Tal fato, por certo, revela a preocupação do
constituinte em impedir que ações judiciais obstaculizem a organização das
competições nacionais, ou mesmo, a própria continuidade da competição ante a
possibilidade de que venha a ser interrompida ou suspensa a qualquer tempo por
decisões judiciais.
Portanto, não há qualquer ingerência do
Estatuto do Torcedor na organização da Justiça Desportiva, a qual teve a sua
criação autorizada e a sua independência determinada por expressa previsão
constitucional, ato normativo superior a qualquer outra lei nacional.
Por outro lado, mesmo que se permitisse essa
ingerência, o que, frise-se, é incabível, nem assim, o direito socorreria aos
detratores da decisão do STJD.
O Estatuto do Torcedor, como diz o nome, foi
criado para o torcedor. A publicidade estampada no seu artigo 35 é um direito
do torcedor. Uma leitura atenta do código revela que é o torcedor o principal destinatário
de suas normas.
Note-se que o citado artigo 35 está inserido
no capítulo X, Da Relação com a Justiça Desportiva. Da relação de quem com a
Justiça Desportiva? Está claro que é da relação do torcedor com essa Justiça.
O artigo 34, inserido no mesmo capítulo, sobre
a mesma relação com a Justiça Desportiva, indica que:
Art. 34. É direito do torcedor que os órgãos da Justiça Desportiva,
no exercício de suas funções, observem os princípios da impessoalidade, da
moralidade, da celeridade, da publicidade e da independência.
É direito do torcedor. O Estatuto trouxe ao
mundo jurídico direitos dos torcedores. Uma leitura rápida fará notar mesmo a
quem não deseja, que o Estatuto estabelece direitos dos torcedores perante as
entidades que administram o futebol brasileiro.
Assim, fica fácil concluir que o Estatuto do
Torcedor regulamenta direitos dos destinatários finais do futebol, que são os
torcedores. A publicidade prevista no artigo 35 da Lei 10671/2003, nada mais
significa do que a necessidade que as decisões da Justiça Desportiva devem ser
motivadas e publicadas, a fim de que todos nós tenhamos acesso ao conteúdo dos
atos (por isso as decisões devem ser publicadas) e possamos impugnar o
fundamento de decisão que entendamos abusiva ou ilegal (por isso as decisões
devem ser motivadas).
É somente esse o propósito do artigo 35 do ET.
Ao contrário, porém, o CBJD (Código Brasileiro
de Justiça Desportiva) regulamenta a relação entre a Justiça Desportiva e o
infrator disciplinar, o denunciado que será submetido a julgamento pelo
cometimento da infração no âmbito desportivo.
Uma coisa é uma coisa, outra coisa é outra
coisa.

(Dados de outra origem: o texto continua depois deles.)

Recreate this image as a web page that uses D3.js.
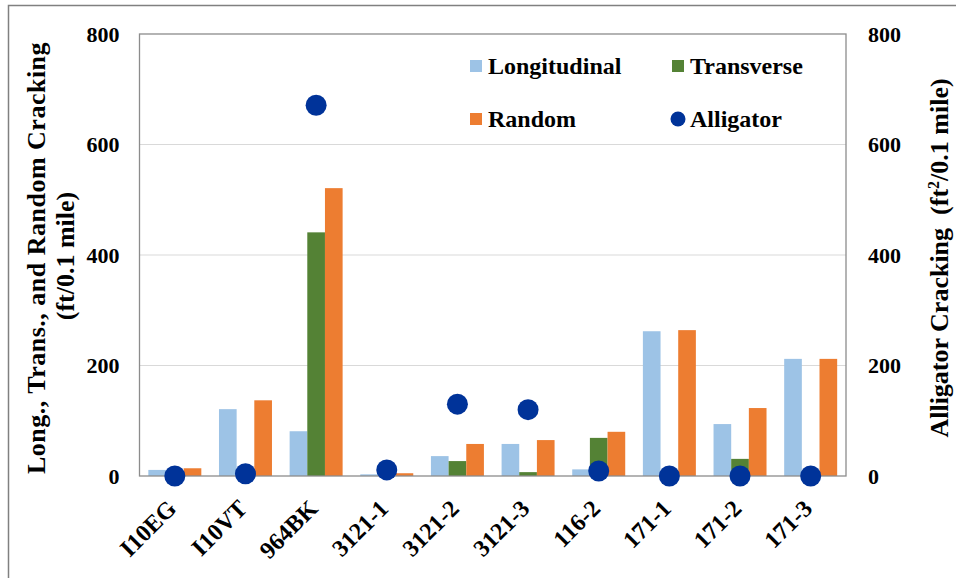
<!doctype html>
<html lang="en">
  <head>
    <meta charset="UTF-8" />
    <title>Cracking by Section</title>
    <script src="https://d3js.org/d3.v7.min.js"></script>
    <style>
      body {
        margin: 0;
        padding: 0;
        background: #ffffff;
      }
      svg text {
        font-family: 'Liberation Serif', 'Times New Roman', serif;
        font-weight: bold;
        fill: #000000;
        white-space: pre;
      }
    </style>
  </head>
  <body>
    <div id="chart"></div>
    <script>
      // Data
      const sections = ['I10EG', 'I10VT', '964BK', '3121-1', '3121-2', '3121-3', '116-2', '171-1', '171-2', '171-3']
      const longitudinal = [11, 121, 81, 3, 36, 58, 12, 262, 94, 212]
      const transverse = [0, 0, 441, 0, 27, 7, 69, 0, 31, 0]
      const random = [14, 137, 521, 5, 58, 65, 80, 264, 123, 212]
      const alligator = [0, 4, 671, 11, 130, 120, 9, 0, 0, 0]
      const yTicks = [0, 200, 400, 600, 800]

      const seriesNames = ['Longitudinal', 'Transverse', 'Random']
      const seriesValues = [longitudinal, transverse, random]
      const colors = { Longitudinal: '#9DC3E6', Transverse: '#548235', Random: '#ED7D31', Alligator: '#003399' }

      const width = 956
      const height = 578
      const plot = { left: 139.5, right: 846, top: 34, bottom: 476 }

      const svg = d3.select('#chart').append('svg').attr('width', width).attr('height', height)

      // outer frame (only top and left edges fall inside the picture)
      svg
        .append('rect')
        .attr('x', 8.5)
        .attr('y', 5.5)
        .attr('width', 1000)
        .attr('height', 1000)
        .attr('fill', 'none')
        .attr('stroke', '#808080')
        .attr('stroke-width', 1.5)

      const x = d3.scaleBand().domain(sections).range([plot.left, plot.right])
      const x1 = d3
        .scaleBand()
        .domain(seriesNames)
        .range([0, x.bandwidth()])
        .paddingOuter(0.5)
        .paddingInner(0)
      const yLeft = d3.scaleLinear().domain([0, 800]).range([plot.bottom, plot.top])
      const yRight = d3.scaleLinear().domain([0, 800]).range([plot.bottom, plot.top])

      // gridlines
      svg
        .append('g')
        .selectAll('line')
        .data(yTicks.filter((d) => d > 0 && d < 800))
        .enter()
        .append('line')
        .attr('x1', plot.left)
        .attr('x2', plot.right)
        .attr('y1', (d) => yLeft(d))
        .attr('y2', (d) => yLeft(d))
        .attr('stroke', '#d9d9d9')
        .attr('stroke-width', 1)

      // bars
      const groups = svg
        .append('g')
        .selectAll('g')
        .data(sections)
        .enter()
        .append('g')
        .attr('transform', (d) => `translate(${x(d)},0)`)

      groups
        .selectAll('rect')
        .data((d, i) => seriesNames.map((s, k) => ({ s, v: seriesValues[k][i] })))
        .enter()
        .append('rect')
        .attr('x', (d) => x1(d.s))
        .attr('width', x1.bandwidth())
        .attr('y', (d) => yLeft(d.v))
        .attr('height', (d) => yLeft(0) - yLeft(d.v))
        .attr('fill', (d) => colors[d.s])

      // plot border
      svg
        .append('rect')
        .attr('x', plot.left)
        .attr('y', plot.top)
        .attr('width', plot.right - plot.left)
        .attr('height', plot.bottom - plot.top)
        .attr('fill', 'none')
        .attr('stroke', '#8c8c8c')
        .attr('stroke-width', 1.3)

      // alligator dots (right axis)
      svg
        .append('g')
        .selectAll('circle')
        .data(alligator)
        .enter()
        .append('circle')
        .attr('cx', (d, i) => x(sections[i]) + x.bandwidth() / 2)
        .attr('cy', (d) => yRight(d))
        .attr('r', 10.5)
        .attr('fill', colors.Alligator)

      // left axis
      svg
        .append('g')
        .attr('transform', `translate(${plot.left - 20},0)`)
        .call(d3.axisLeft(yLeft).tickValues(yTicks).tickSize(0).tickPadding(0))
        .call((g) => g.select('.domain').remove())
        .call((g) => g.selectAll('text').attr('font-size', '22px').attr('dy', '0.33em'))

      // right axis
      svg
        .append('g')
        .attr('transform', `translate(${plot.right + 22},0)`)
        .call(d3.axisRight(yRight).tickValues(yTicks).tickSize(0).tickPadding(0))
        .call((g) => g.select('.domain').remove())
        .call((g) => g.selectAll('text').attr('font-size', '22px').attr('dy', '0.33em'))

      // x axis labels, slanted
      svg
        .append('g')
        .attr('transform', `translate(0,${plot.bottom})`)
        .call(d3.axisBottom(x).tickSize(0).tickPadding(0))
        .call((g) => g.select('.domain').remove())
        .call((g) =>
          g
            .selectAll('text')
            .attr('font-size', '24px')
            .attr('text-anchor', 'end')
            .attr('y', 0)
            .attr('dy', 0)
            .attr('transform', 'translate(3,34) rotate(-45)')
        )

      // axis titles
      const midY = 258
      svg
        .append('text')
        .attr('transform', `translate(45,${midY}) rotate(-90)`)
        .attr('text-anchor', 'middle')
        .attr('font-size', '26px')
        .attr('letter-spacing', '0.5px')
        .text('Long., Trans., and Random Cracking')
      svg
        .append('text')
        .attr('transform', `translate(74,${midY - 2}) rotate(-90)`)
        .attr('text-anchor', 'middle')
        .attr('font-size', '26px')
        .text('(ft/0.1 mile)')

      const rTitle = svg
        .append('text')
        .attr('transform', `translate(948,${midY}) rotate(-90)`)
        .attr('text-anchor', 'middle')
        .attr('font-size', '26px')
      rTitle.append('tspan').text('Alligator Cracking  (ft')
      rTitle.append('tspan').attr('font-size', '16px').attr('dy', '-9').text('2')
      rTitle.append('tspan').attr('dy', '9').text('/0.1 mile)')

      // legend
      const legendItems = [
        { name: 'Longitudinal', x: 470, y: 66 },
        { name: 'Transverse', x: 672, y: 66 },
        { name: 'Random', x: 470, y: 119 },
        { name: 'Alligator', x: 672, y: 119 },
      ]
      const legend = svg
        .append('g')
        .selectAll('g')
        .data(legendItems)
        .enter()
        .append('g')
        .attr('transform', (d) => `translate(${d.x},${d.y})`)
      legend.each(function (d) {
        const g = d3.select(this)
        if (d.name === 'Alligator') {
          g.append('circle').attr('cx', 6).attr('cy', 0).attr('r', 7.5).attr('fill', colors.Alligator)
        } else {
          g.append('rect').attr('x', 0).attr('y', -6).attr('width', 12).attr('height', 12).attr('fill', colors[d.name])
        }
        g.append('text')
          .attr('x', 18)
          .attr('y', 0)
          .attr('dy', '0.34em')
          .attr('font-size', '24px')
          .text(d.name)
      })
    </script>
  </body>
</html>
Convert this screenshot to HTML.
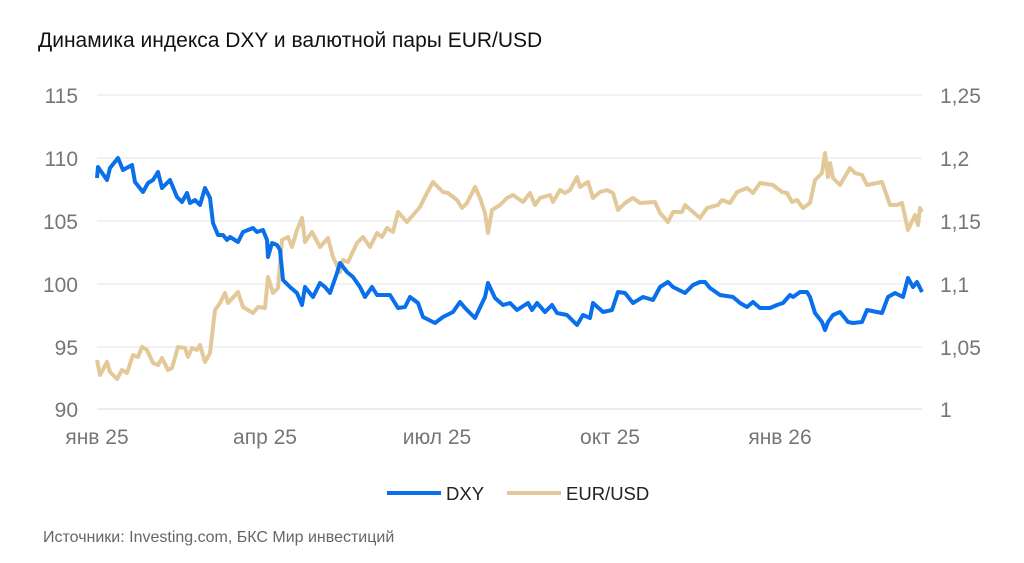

Apesar de supostamente incompatíveis, na verdade, assim como diversas
outras disposições legais aparentemente colidentes, convivem em harmonia no
ordenamento jurídico, cada uma em sua seara.
Vale dizer, por fim, que a decisão que retirou
os pontos dos supracitados clubes é absolutamente legal, pois encontra amparo
na legislação vigente e na própria Constituição Federal, sendo legítima,
também, a permanência do Fluminense na série A do campeonato brasileiro de
2014.
Deveriam esses clubes, ao invés de provocar,
mesmo através de torcedores, o Judiciário, buscarem a responsabilização
daqueles profissionais que, no mínimo por desídia, provocaram os gravíssimos
erros que levaram às escalações de dois jogadores em situações irregulares.
Deveria a imprensa agir com isenção e ética e
não fomentar argumentos pueris e versões fraudulentas. Buscasse a verdade e
talvez o imbróglio já tivesse sido solucionado há tempos, tanto com a responsabilização
dos culpados, como com a descoberta dos motivos pelos quais tamanha
coincidência ocorreu na última rodada do campeonato de 2013.
Não foi mero acaso, isso não foi. Alguém pagou
e alguém vendeu, só resta saber o preço da dignidade desses sujeitos.
Enquanto o Fluminense servir como o culpado
ideal, não encontrarão culpado algum para os seus erros, infelizmente.